メインコンテンツの下などにページネーション (ページ送り) のリンクがあって、個々のリンク (数字) が小さく、かつ近接しすぎていると、この達成基準に抵触する恐れがあります。

ページネーションのリンクのイメージ。青紫の円は直径 24 CSS ピクセルの円を参考として付加したもの。各リンクのサイズ (幅) が 24 CSS ピクセル未満で、かつ隣のリンクとの距離が近すぎると、この達成基準に抵触することを示している。
ページネーションのリンクのイメージ

小さなターゲットが重なっているところ

クリック / タップが可能な領域と重なる形で、極小のリンクまたはボタンが配置されている箇所も、この達成基準に抵触しやすいと言えます。このようなケースでは「間隔」の例外が適用されないので、ターゲットのサイズが 24 × 24 CSS ピクセル未満だと即「NG」となります。よくある例として、以下が挙げられます。

カルーセルの左右の矢じり

カルーセルに、パネルを切り替えるための左右の矢じりボタンがあって、それらのボタンが小さく、かつクリック / タップが可能なパネルと重なって配置されている場合、この達成基準に抵触する恐れがあります。

カルーセルに付随する左右の矢じりのイメージ。青紫の円は直径 24 CSS ピクセルの円を参考として付加したもの。クリック / タップが可能なパネルの上に、クリック / タップが可能な矢じりボタンが重なっている場合、その矢じりボタンのサイズ (幅または高さ) が 24 CSS ピクセル未満だと、この達成基準に抵触することを示している。
カルーセルに付随する左右の矢じりのイメージ

カード型 UI のサブ機能

クリック / タップが可能なカード型 UI があって、かつ、そのカード領域の中に小さいサブ機能 (たとえば「いいね」ボタンなど) が重ねて配置されている場合、この達成基準に抵触する恐れがあります。昨今では、いかにも「カード」然とした外観の UI を見ることが少なくなった気がしますが、たとえばソーシャルメディアのタイムラインなども、これに類すると言えるかと思います (各投稿を1枚の「カード」として見たときに、それ自体、全体的にクリック / タップが可能で、かつ、その領域に重なる形で「返信」「いいね」「リポスト」といった小さなサブ機能が配置されている場合)。

カード (ここでは、ソーシャルメディアのタイムライン上の投稿) のイメージ。青紫の円は直径 24 CSS ピクセルの円を参考として付加したもの。
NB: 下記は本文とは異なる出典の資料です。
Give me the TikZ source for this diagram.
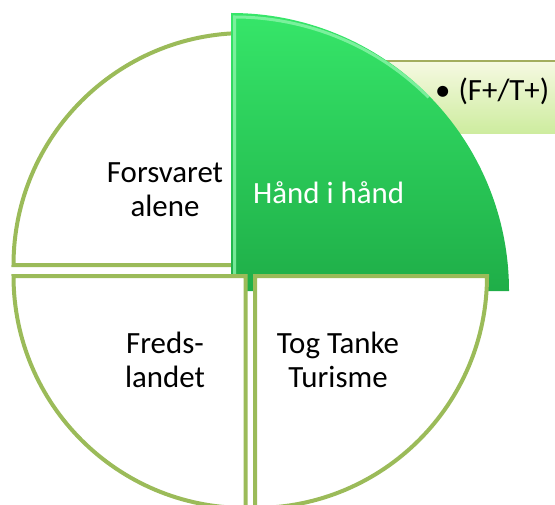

クリック / タップが可能なカード領域の上に、クリック / タップが可能な各種ボタン (「返信」「いいね」「リポスト」など) が重なっている場合、それらのボタンのサイズ (幅または高さ) が 24 CSS ピクセル未満だと、この達成基準に抵触することを示している。
ソーシャルメディアのタイムライン上の投稿のイメージ

一般的な企業サイトにおいても、たとえば商品一覧のリンクがあって、各リンク (サムネイル、見出し、説明などを含むひと塊のクリック / タップが可能な領域) に重なる形でサブ機能 (関連するタグのリンク、「お気に入り」やカートへの追加ボタン、など) が配置されていたりすると、これに該当する可能性があるので要注意です。


以上、私自身のウェブアクセシビリティ診断の経験から感じた「あるある」な箇所を挙げてみました。もちろん、この達成基準に抵触する箇所は上記に限定されるわけではありませんが、効率的な問題発見の一助になれば幸いです。そしていずれの問題も、既存のビジュアルデザインにほとんど影響することなく、ターゲットのサイズ (あるいは間隔) を少し広げるだけで達成基準を満たすことができるので、このようなケースを見つけた場合はささっと改善することをおすすめします。